How does an old family cookie recipe go from being a Texas family favorite to being sold on Walmart shelves all over the country?
By being accidentally gluten-free, of course.
At least, that’s part of the story behind Meli’s Monster Cookies, a Texas-based company co-founded by Melissa Blue and Melissa Mehall. Mehall lives in Fort Worth while Blue lives in Austin.
Meli’s Monster Cookies are sold in frozen pre-baked packages and as dry mixes, and starting this week they will appear in Walmarts all over the country.
So how does a recipe turn out to be accidentally gluten-free? Well it started when Blue got married. Her mother-in-law gave her a mixer with a cookie recipe, the same cookies that she used to bake for her son (Blue’s husband). Blue’s mother-in-law asked that she continue to make them for her husband and then eventually for her children.
Blue went on to have three children, and she did as her mother-in-law requested — she made the cookies for all of them.
Then Blue’s family found out that her niece had a gluten intolerance.
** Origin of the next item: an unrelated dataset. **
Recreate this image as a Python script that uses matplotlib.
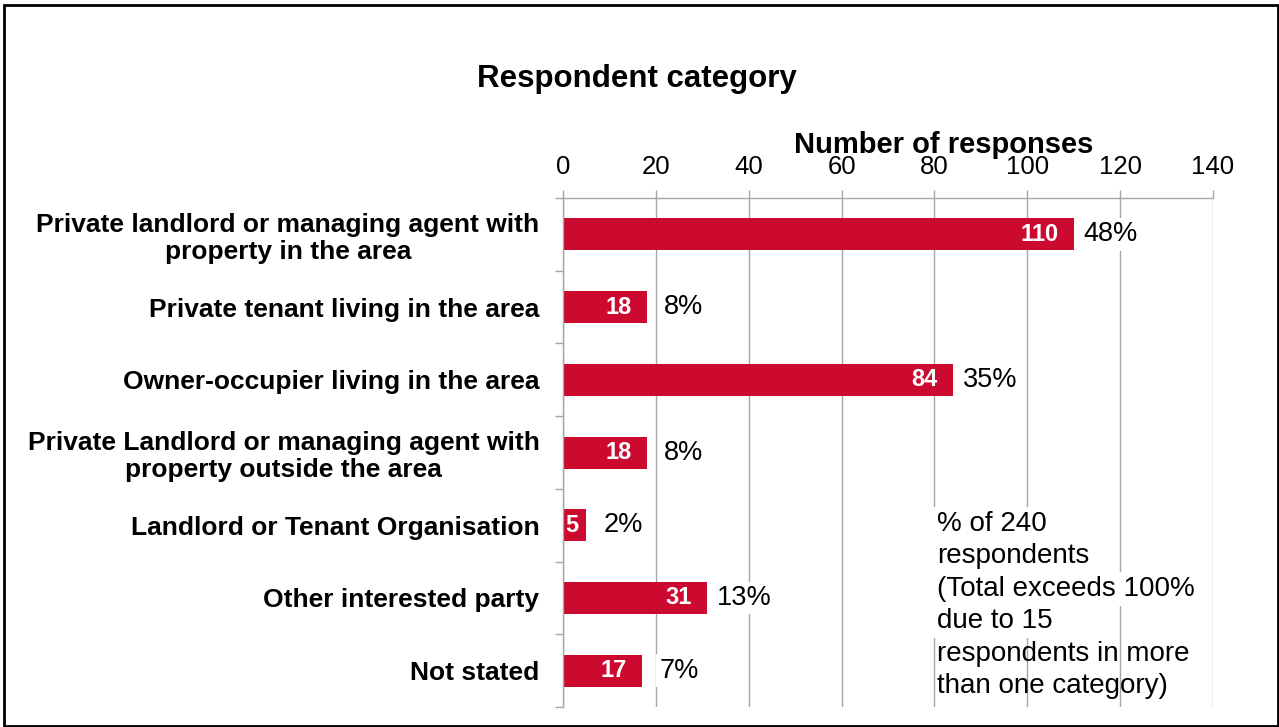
import matplotlib
matplotlib.use("Agg")
import matplotlib.pyplot as plt
import numpy as np
from matplotlib.patches import Rectangle

plt.rcParams['font.family'] = ['Liberation Sans', 'DejaVu Sans']

categories = [
    "Private landlord or managing agent with\nproperty in the area",
    "Private tenant living in the area",
    "Owner-occupier living in the area",
    "Private Landlord or managing agent with\nproperty outside the area",
    "Landlord or Tenant Organisation",
    "Other interested party",
    "Not stated",
]
responses = [110, 18, 84, 18, 5, 31, 17]
percent = [48, 8, 35, 8, 2, 13, 7]
xticks = [0, 20, 40, 60, 80, 100, 120, 140]
note_lines = ["% of 240", "respondents", "(Total exceeds 100%", "due to 15",
              "respondents in more", "than one category)"]

bar_color = '#CC0A30'
grid_color = '#A6A6A6'

fig = plt.figure(figsize=(12.79, 7.27), dpi=100)
ax = fig.add_axes([0.4402, 0.0275, 0.5082, 0.7001])

y = np.arange(len(categories))
ax.barh(y, responses, height=0.44, color=bar_color, zorder=2)

ax.set_xlim(0, 140)
ax.set_ylim(len(categories) - 0.5, -0.5)

# axis on top, gridlines down through the plot
ax.xaxis.tick_top()
ax.set_xticks(xticks)
ax.tick_params(axis='x', which='major', direction='out', length=6, width=1,
               color=grid_color, labelsize=18.5, pad=8)
ax.grid(axis='x', color=grid_color, linewidth=1, zorder=0)
ax.set_axisbelow(True)

ax.set_yticks(y)
ax.set_yticklabels(categories, fontsize=19, fontweight='bold',
                   multialignment='center', linespacing=1.14)
ax.set_yticks(np.arange(len(categories) + 1) - 0.5, minor=True)
ax.tick_params(axis='y', which='major', length=0, pad=17)
ax.tick_params(axis='y', which='minor', direction='out', length=6, width=1, color=grid_color)

for side in ('right', 'bottom'):
    ax.spines[side].set_visible(False)
for side in ('top', 'left'):
    ax.spines[side].set_color(grid_color)
    ax.spines[side].set_linewidth(1)

# counts inside the bar ends, shares to the right
for yi, v, p in zip(y, responses, percent):
    if v < 8:
        # too short to fit the count before the end, start it at the axis
        ax.annotate(str(v), (0, yi), xytext=(1.5, 0), textcoords='offset points',
                    ha='left', va='center', color='white', fontsize=17,
                    fontweight='bold', zorder=3)
    else:
        ax.annotate(str(v), (v, yi), xytext=(-11, 0), textcoords='offset points',
                    ha='right', va='center', color='white', fontsize=17,
                    fontweight='bold', zorder=3)
    ax.text(v + 8, yi, f"{p}%", ha='center', va='center', fontsize=19.5,
            color='black', zorder=4,
            bbox=dict(boxstyle='square,pad=0.12', facecolor='white', edgecolor='none'))

# note on the share labels; first four lines sit on a white box
for i, line in enumerate(note_lines):
    box = None
    if i < 4:
        box = dict(boxstyle='square,pad=0.15', facecolor='white', edgecolor='none')
    ax.text(0.575, 0.3595 - i * 0.0637, line, transform=ax.transAxes,
            ha='left', va='center', fontsize=20, zorder=4 - 0.1 * i, bbox=box)

fig.text(0.498, 0.892, "Respondent category", ha='center', va='center',
         fontsize=22.5, fontweight='bold')
fig.text(0.738, 0.800, "Number of responses", ha='center', va='center',
         fontsize=21, fontweight='bold')

fig.patches.append(Rectangle((0.003, 0.001), 0.996, 0.992, transform=fig.transFigure,
                             fill=False, edgecolor='black', linewidth=2))

fig.savefig("out.png", dpi=100, facecolor='white')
She and her family were looking for gluten-free recipes, and that’s when she realized the cookie recipe that had been passed to her was perfect for her niece.
“She realized the original recipe had no wheat or flour in it — it just happens to be gluten-free,” Mehall said. “That’s why we say it’s accidentally gluten-free.”
And these cookies aren’t like other gluten-free baked goods on the market. Most use gluten substitutes like rice flour, and while that makes it gluten-free, it doesn’t make it taste the same. Blue’s family recipe doesn’t rely on gluten substitutes, which is what makes them taste so good to begin with.
When Blue realized she could sell these cookies, she turned to her friend of more than 30 years: Mehall. She called Mehall and asked her to be a partner in Meli’s Monster Cookies.
The two started out in 2012 with no knowledge of food manufacturing, but after a year of research and learning the ropes, they started selling their cookies. Then they took the cookies to a specialty food association conference in New York that connected producers with retailers. There, Mehall and Blue met a buyer from Walmart. The buyer was so impressed with the quality of the cookies that they started appearing on shelves in Walmarts in Texas.
Back then, Meli’s Monster Cookies were still just sold in frozen pre-baked packages. After a while, though, Mehall and Blue both decided to expand their product line to include dry mixes. For a year, the dry mixes were exclusively in HEB markets. But now, all of the Meli’s Monster Cookies products have expanded to almost all Walmarts in the U.S.
“It’s a dream come true,” Blue said. “It’s been five years of perseverance and working really hard and it’s exciting for us to see it come to fruition.”